On October 16, 1978, a few weeks after the UFO incident, the College of Cardinals elected the prophesied “labor of the sun,” John Paul II, to the pontificate. Born and buried on solar eclipses, his life also eerily synchronized with the medieval mottos of Saint Malachy. As the third pope within the calendar year and prophesied penultimate to Armageddon, the spiritual warfare in Rome was at a fever pitch. The UFOs grew more invasive—so much so that the story made the New York Times news service and appeared in newspapers across the US in December 1978.
The Milwaukee Journal, December 18, 1978
Dozens of persons witnessed and photographed a strange, doughnut-shaped craft emitting a beam of green light above Rome on December 14, 1978. According to the article, Rome’s police department corroborated the UFO sighting. More disturbing, two fisherman in a nearby village disappeared, and their fate is unknown. This unprecedented level of UFO activity above Rome coincided with the infamous year of three popes. At minimum, the correlation is suggestive, but that is not the end of the story.
The sole survivor of the 1978 tri-pontificate, John Paul II, died on April 2, 2005, after a long and well-received reign. He probably did more to popularize the papacy than any pope in recent memory. His body was dressed in his vestments and moved to Clementine Hall on the third level of the Apostolic Palace on April 3. The next day, three red pillows were secured endearingly beneath his head, and the coffin was moved onto a red velvet platform to facilitate the various ceremonies and sacraments that were to continue for days. As the pope must be buried between the fourth and sixth day after his death, Friday, April 8 was chosen as the last possible burial date. The Mass of Requiem led by Cardinal Joseph Ratzinger was scheduled for 10:00 a.m., but early that morning they received an unannounced visitation of the Close Encounter II variety, and this time it was caught on video.

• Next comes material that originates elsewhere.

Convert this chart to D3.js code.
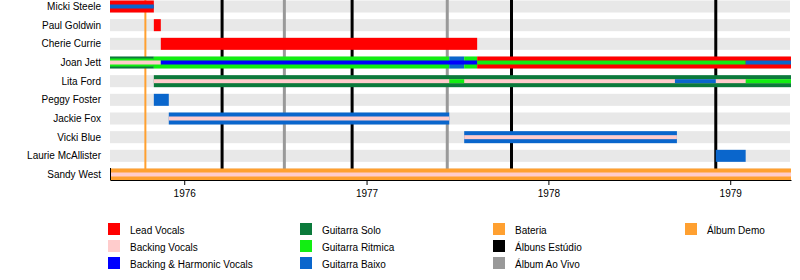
<!DOCTYPE html>
<html>
<head>
<meta charset="utf-8">
<script src="https://cdn.jsdelivr.net/npm/d3@7"></script>
<style>
  body { margin: 0; background: #fff; }
  svg { display: block; font-family: "Liberation Sans", Arial, sans-serif; }
</style>
</head>
<body>
<div id="chart-area"></div>
<script>
const members = ['Micki Steele', 'Paul Goldwin', 'Cherie Currie', 'Joan Jett', 'Lita Ford',
  'Peggy Foster', 'Jackie Fox', 'Vicki Blue', 'Laurie McAllister', 'Sandy West'];

const roles = ['Lead Vocals', 'Backing Vocals', 'Backing & Harmonic Vocals',
  'Guitarra Solo', 'Guitarra Ritmica', 'Guitarra Baixo', 'Bateria',
  'Álbuns Estúdio', 'Álbum Ao Vivo', 'Álbum Demo'];
const roleColors = ['#ff0000', '#ffcccc', '#0000ff', '#0b7a3b', '#12ee12', '#0a66cc',
  '#ffa030', '#000000', '#999999', '#ffa030'];

const timeStart = '1975-08-05';
const timeEnd = '1979-05-03';

// [member, role, from, to] - main (full width) bars
const mainBars = [
  ['Micki Steele', 'Lead Vocals', '1975-08-05', '1975-11-01'],
  ['Paul Goldwin', 'Lead Vocals', '1975-11-01', '1975-11-15'],
  ['Cherie Currie', 'Lead Vocals', '1975-11-15', '1977-08-11'],
  ['Joan Jett', 'Guitarra Solo', '1975-08-05', '1975-11-01'],
  ['Joan Jett', 'Guitarra Ritmica', '1975-11-01', '1977-06-16'],
  ['Joan Jett', 'Guitarra Baixo', '1977-06-16', '1977-07-16'],
  ['Joan Jett', 'Guitarra Ritmica', '1977-07-16', '1977-08-11'],
  ['Joan Jett', 'Lead Vocals', '1977-08-11', '1979-05-03'],
  ['Lita Ford', 'Guitarra Solo', '1975-11-01', '1979-05-03'],
  ['Peggy Foster', 'Guitarra Baixo', '1975-11-01', '1975-12-01'],
  ['Jackie Fox', 'Guitarra Baixo', '1975-12-01', '1977-06-16'],
  ['Vicki Blue', 'Guitarra Baixo', '1977-07-16', '1978-09-16'],
  ['Laurie McAllister', 'Guitarra Baixo', '1978-12-03', '1979-02-01'],
  ['Sandy West', 'Bateria', '1975-08-05', '1979-05-03']
];

// middle width bars
const midBars = [
  ['Joan Jett', 'Guitarra Ritmica', '1975-08-05', '1975-11-01']
];

// thin centre bars
const thinBars = [
  ['Micki Steele', 'Guitarra Baixo', '1975-08-05', '1975-11-01'],
  ['Joan Jett', 'Backing Vocals', '1975-08-05', '1975-11-15'],
  ['Joan Jett', 'Backing & Harmonic Vocals', '1975-11-15', '1977-08-11'],
  ['Joan Jett', 'Guitarra Ritmica', '1977-08-11', '1979-02-01'],
  ['Joan Jett', 'Guitarra Baixo', '1979-02-01', '1979-05-03'],
  ['Lita Ford', 'Backing Vocals', '1975-11-01', '1979-05-03'],
  ['Lita Ford', 'Guitarra Ritmica', '1977-06-16', '1977-07-16'],
  ['Lita Ford', 'Guitarra Baixo', '1978-09-12', '1978-12-03'],
  ['Lita Ford', 'Guitarra Ritmica', '1979-02-01', '1979-05-03'],
  ['Jackie Fox', 'Backing Vocals', '1975-12-01', '1977-06-16'],
  ['Vicki Blue', 'Backing Vocals', '1977-07-16', '1978-09-16'],
  ['Sandy West', 'Backing Vocals', '1975-08-05', '1979-05-03']
];

// [kind, date]
const albumLines = [
  ['Álbum Demo', '1975-10-15'],
  ['Álbuns Estúdio', '1976-03-17'],
  ['Álbum Ao Vivo', '1976-07-20'],
  ['Álbuns Estúdio', '1976-12-03'],
  ['Álbum Ao Vivo', '1977-06-12'],
  ['Álbuns Estúdio', '1977-10-19'],
  ['Álbuns Estúdio', '1978-12-03']
];

const legendColumns = [
  ['Lead Vocals', 'Backing Vocals', 'Backing & Harmonic Vocals'],
  ['Guitarra Solo', 'Guitarra Ritmica', 'Guitarra Baixo'],
  ['Bateria', 'Álbuns Estúdio', 'Álbum Ao Vivo'],
  ['Álbum Demo']
];

const W = 800, H = 280;
const plot = {left: 110, right: 791, top: 0, bottom: 180};
const parse = d3.timeParse('%Y-%m-%d');

const svg = d3.select('#chart-area').append('svg')
  .attr('width', W)
  .attr('height', H);

const x = d3.scaleTime()
  .domain([parse(timeStart), parse(timeEnd)])
  .range([plot.left, plot.right]);

const y = d3.scalePoint()
  .domain(members)
  .range([6.5, 174.5]);

const color = d3.scaleOrdinal().domain(roles).range(roleColors);

// background stripes
svg.append('g').selectAll('rect')
  .data(members)
  .enter().append('rect')
  .attr('x', plot.left)
  .attr('width', plot.right - 1 - plot.left)
  .attr('y', d => y(d) - 6)
  .attr('height', 12)
  .attr('fill', '#e8e8e8');

// album lines
svg.append('g').selectAll('line')
  .data(albumLines)
  .enter().append('line')
  .attr('x1', d => x(parse(d[1])))
  .attr('x2', d => x(parse(d[1])))
  .attr('y1', 0)
  .attr('y2', plot.bottom)
  .attr('stroke', d => color(d[0]))
  .attr('stroke-width', d => d[0] === 'Álbum Demo' ? 2 : 3);

function drawBars(data, h) {
  svg.append('g').selectAll('rect')
    .data(data)
    .enter().append('rect')
    .attr('x', d => x(parse(d[2])))
    .attr('width', d => x(parse(d[3])) - x(parse(d[2])))
    .attr('y', d => y(d[0]) - h / 2)
    .attr('height', h)
    .attr('fill', d => color(d[1]));
}

drawBars(mainBars, 12);
drawBars(midBars, 8);
drawBars(thinBars, 4);

// member labels
svg.append('g').selectAll('text')
  .data(members)
  .enter().append('text')
  .attr('x', 101)
  .attr('y', d => y(d))
  .attr('dy', '0.35em')
  .attr('text-anchor', 'end')
  .attr('font-size', 10)
  .attr('fill', '#000')
  .text(d => d);

// axis
const xAxis = svg.append('g')
  .attr('transform', `translate(0, ${plot.bottom})`)
  .call(d3.axisBottom(x)
    .ticks(d3.timeYear.every(1))
    .tickFormat(d3.timeFormat('%Y'))
    .tickSize(5)
    .tickSizeOuter(0)
    .tickPadding(5));
xAxis.selectAll('text')
  .attr('font-size', 10)
  .attr('font-family', '"Liberation Sans", Arial, sans-serif');

svg.append('line')
  .attr('x1', plot.left + 0.5)
  .attr('x2', plot.left + 0.5)
  .attr('y1', 168)
  .attr('y2', plot.bottom)
  .attr('stroke', '#000');

// legend
const legendX = [108, 300, 493, 685];
legendColumns.forEach((col, c) => {
  col.forEach((name, i) => {
    const row = svg.append('g')
      .attr('transform', `translate(${legendX[c]}, ${223 + i * 17})`);
    row.append('rect')
      .attr('width', 12)
      .attr('height', 12)
      .attr('fill', color(name));
    row.append('text')
      .attr('x', 22)
      .attr('y', 11)
      .attr('font-size', 10)
      .attr('fill', '#000')
      .text(name);
  });
});
</script>
</body>
</html>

April 9, 2005, at 6:00 a.m.
Raiders News Update featured a story that weekend that explained the above video still:
Indianapolis News Channel 8 released a video taken Thursday evening of St. Peter’s Basilica in Vatican City showing what appears to be an unidentified flying object moving across the upper left portion of the screen. The video, taken from a network feed camera at around 6:00 a.m. Roman time, was filmed as Pope John Paul II lay in state.[4]
We contacted the Indianapolis station WISH-TV about the video footage, but unfortunately, they do not have archives reaching back to 2005. Another Internet story preserves the incident:
Unusual Light Appears Over Vatican
Saturday, April 9, 2005:
The light pictured here appeared over St. Peter’s Basilica. It was 6:03 a.m. Italian time on the morning of April 8, 2005, 6 hours before Pope John Paul II’s funeral. AnUnknowncountry.com reader writes, “I watched this as it happened live on TV. It was awesome and just a little chilling. I feel that this event (sign) is of great significance.…”
Night video is notoriously deceptive and difficult to analyze, and there is no way to be certain that this is an anomalous object, but numerous viewers who called our attention to it claim that it appeared much larger than a bird, and to have an internal light source. It moved very quickly, with a swift gliding motion. No other similar objects appear on the tape.[5]
This photograph alone would justify our cover, but 1978 and 2005 are not the only incidents. In our former work, Petrus Romanus, we suggested a nine-hundred-year-old prophecy may have predicted the rise of the biblical false prophet. He will be revealed to the world just a few short days from now, might they come back? I suggest we watch the skies over Rome!